FORT FRANCES – “Canada’s stories, shaped by our diversity, deserve to be celebrated and shared. Our government’s contributions through the Museums Assistance Program will ensure that even more residents and visitors across Northwestern Ontario will be able to discover and enjoy our cultural heritage and the works of our artists,” states Pablo Rodriguez, Minister of Canadian Heritage and Multiculturalism.
As the curators and protectors of our history and heritage, museums and cultural institutions play an essential role in promoting and showcasing our stories.
Don Rusnak, Member of Parliament (Thunder Bay–Rainy River), today announced that the Government of Canada is investing $122,170 in five arts and culture projects in Northwestern Ontario. Mr. Rusnak made this announcement on behalf of the Honourable Pablo Rodriguez, Minister of Canadian Heritage and Multiculturalism.
Rusnak says, “Museums and cultural institutions play an essential role in promoting and showcasing the story of Northwestern Ontario. I am pleased to see that so many great exhibits and festivals in the Fort Frances—Rainy River area are being supported through the Community Support, Multiculturalism, and Anti-Racism Initiatives Program and Museums Assistance Program, and look forward to seeing how these projects will continue to strengthen the cultural fabric of our community.”
The Rainy River First Nations will receive $56,272 to support their series of workshops on traditional Ojibway technologies. Delivered to local Indigenous and non-Indigenous communities in Northwestern Ontario, these hands-on workshops will increase knowledge and awareness of traditional Indigenous cultural practices, ensuring knowledge is passed to future generations.
“Kay-Nah-Chi-Wah-Nung Historical Centre has been a place of gathering, sharing, and learning for thousands of years.
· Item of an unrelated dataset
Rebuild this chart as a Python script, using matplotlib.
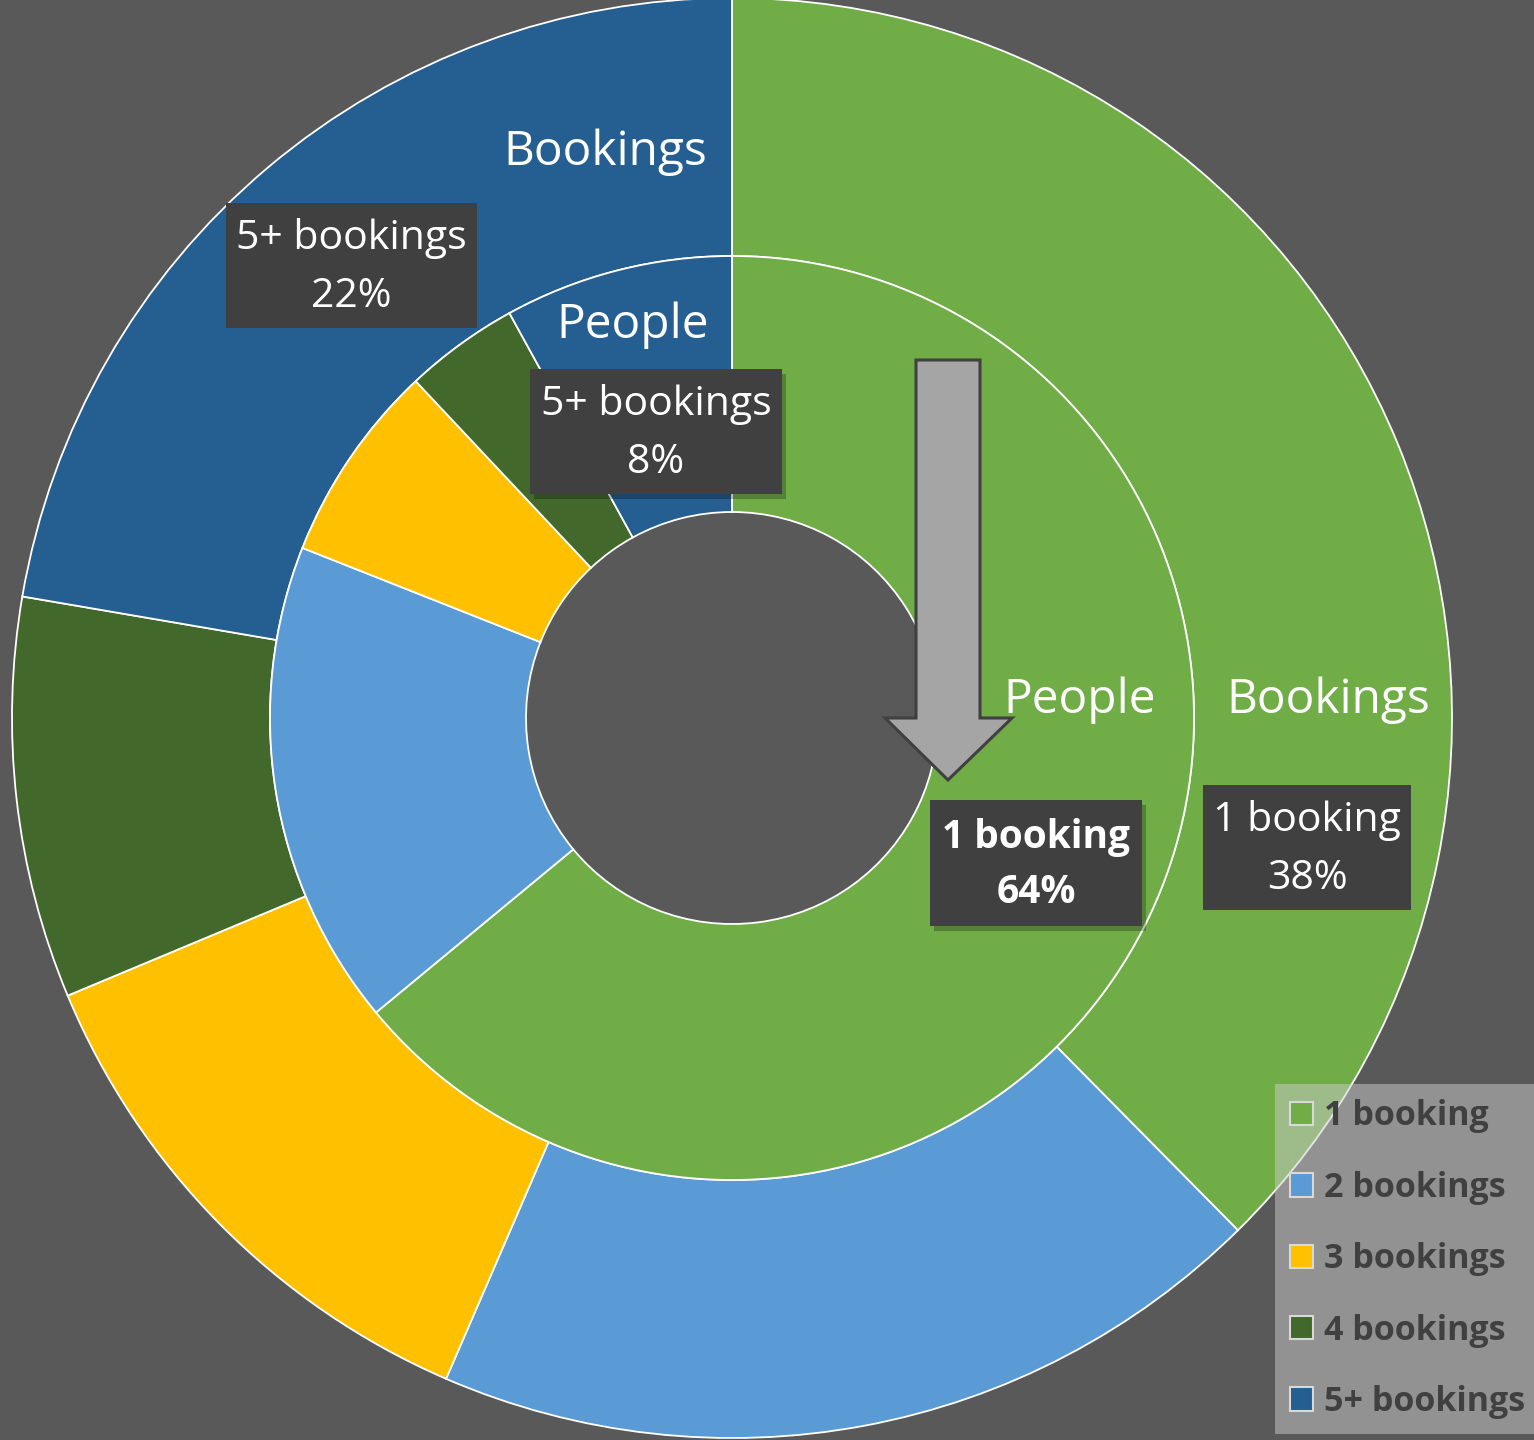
import numpy as np
import matplotlib.pyplot as plt
from matplotlib.patches import Polygon, Patch, Rectangle

# data
categories = ['1 booking', '2 bookings', '3 bookings', '4 bookings', '5+ bookings']
bookings_pct = [37.6, 18.9, 12.2, 9.0, 22.3]
people_pct = [64, 17, 7, 4, 8]
colors = ['#70AD47', '#5B9BD5', '#FFC000', '#43682B', '#255E91']

BG = '#595959'
W, H = 1534, 1440
cx, cy = 732, H - 718

plt.rcParams['font.family'] = ['Open Sans', 'DejaVu Sans']

fig = plt.figure(figsize=(W / 100, H / 100), dpi=100, facecolor=BG)
ax = fig.add_axes([0, 0, 1, 1])
ax.set_facecolor(BG)

# outer ring = bookings, inner ring = people
ax.pie(bookings_pct, colors=colors, radius=720, center=(cx, cy), startangle=90,
       counterclock=False, frame=True,
       wedgeprops=dict(width=258, edgecolor='white', linewidth=1.3))
ax.pie(people_pct, colors=colors, radius=462, center=(cx, cy), startangle=90,
       counterclock=False, frame=True,
       wedgeprops=dict(width=256, edgecolor='white', linewidth=1.3))
ax.set_xlim(0, W)
ax.set_ylim(0, H)
ax.axis('off')


def py(y):
    return H - y


# ring titles
for x, y, t in [(605, 152, 'Bookings'), (633, 325, 'People'),
                (1080, 700, 'People'), (1328, 700, 'Bookings')]:
    ax.text(x, py(y), t, color='white', fontsize=34.5, ha='center', va='center')


def label_box(x0, y0, x1, y1, text, bold=False, shadow=False):
    if shadow:
        ax.add_patch(Rectangle((x0 + 4, py(y1) - 5), x1 - x0, y1 - y0,
                               facecolor='black', alpha=0.25, edgecolor='none', zorder=4))
    ax.add_patch(Rectangle((x0, py(y1)), x1 - x0, y1 - y0,
                           facecolor='#404040', edgecolor='none', zorder=5))
    ax.text((x0 + x1) / 2, py((y0 + y1) / 2) - 2, text, color='white',
            fontsize=28 if bold else 29.5,
            fontweight='bold' if bold else 'normal', ha='center', va='center',
            linespacing=1.55, zorder=6)


label_box(226, 203, 477, 328, f'{categories[4]}\n{round(bookings_pct[4])}%')
label_box(530, 369, 782, 494, f'{categories[4]}\n{people_pct[4]}%', shadow=True)
label_box(930, 800, 1142, 926, f'{categories[0]}\n{people_pct[0]}%', bold=True, shadow=True)
label_box(1203, 785, 1411, 910, f'{categories[0]}\n{round(bookings_pct[0])}%')

# gray down arrow
arrow = [(916, 360), (980, 360), (980, 718), (1012, 718), (948, 780),
         (885, 718), (916, 718)]
ax.add_patch(Polygon([(x, py(y)) for x, y in arrow], closed=True,
                     facecolor='#A5A5A5', edgecolor='#404040', linewidth=2.2, zorder=7))

# legend
handles = [Patch(facecolor=c, edgecolor='#D9D9D9', linewidth=1.5) for c in colors]
leg = ax.legend(handles, categories, loc='upper left',
                bbox_to_anchor=(1275 / W, 1 - 1084 / H),
                frameon=True, facecolor='#CCCCCC', edgecolor='none', framealpha=0.5,
                prop=dict(weight='bold', size=24.5), labelcolor='#404040',
                handlelength=0.68, handleheight=0.68, handletextpad=0.3,
                labelspacing=1.1, borderpad=0.45, borderaxespad=0, fancybox=False)
leg.set_zorder(10)

fig.savefig('out.png', dpi=100, facecolor=BG)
We are excited to grow this function by implementing public programming in the form of traditional technologies workshops, as well as updating our current museum collection space to ensure the ongoing sharing of knowledge and the protection of our past for future generations. Miigwech to the Ministry of Canadian Heritage and Multiculturalism for making this possible,” comments Kayleigh Speirs, Administration Manager, Kay-Nah-Chi-Wah-Nung Historical Centre.
The Rainy River First Nations will also receive $32,034 to update the Kay-Nah-Chi-Wah-Nung Historical Centre’s physical storage, curation, and housing areas to better care for the cultural artifacts in their extensive collection.
The Atikokan Centennial Museum will receive $44,300 to support renovations to the permanent collection storage area and install high-density storage units.
The Fort Frances Museum will receive $14,900 in order to host the exhibit “Echoes in the Ice: The Franklin Expedition,” on loan from the Canada Science and Technology Museum.
“This is new for Fort Frances. Borrowing an exhibit of this caliber – created by a first-class museum like the Canada Science & Technology Museum – is beyond what we can typically afford, as the loan fees and transportation to our area are simply too costly. Having Canadian Heritage agree to fund the bulk of these costs will encourage us to look at other exhibits, something I feel is very important for our region. Not everyone has the means to travel to larger centres to see newsworthy exhibits like Echoes in the Ice: Finding Franklin’s Ship – also a truly Canadian story. The Fort Frances Museum is very grateful to the federal government for this generous grant,” says Sherry George, Curator for the Fort Frances Museum & Cultural Centre
The Rainy River Future Development Corporation will receive $6,700 to support the Fort Frances South Asian Festival.
Funding for these projects is being provided through the Community Support, Multiculturalism, and Anti-Racism Initiatives Program and the Museums Assistance Program, which supports Canadian museums, heritage institutions and cultural professionals in the preservation and presentation of heritage collections.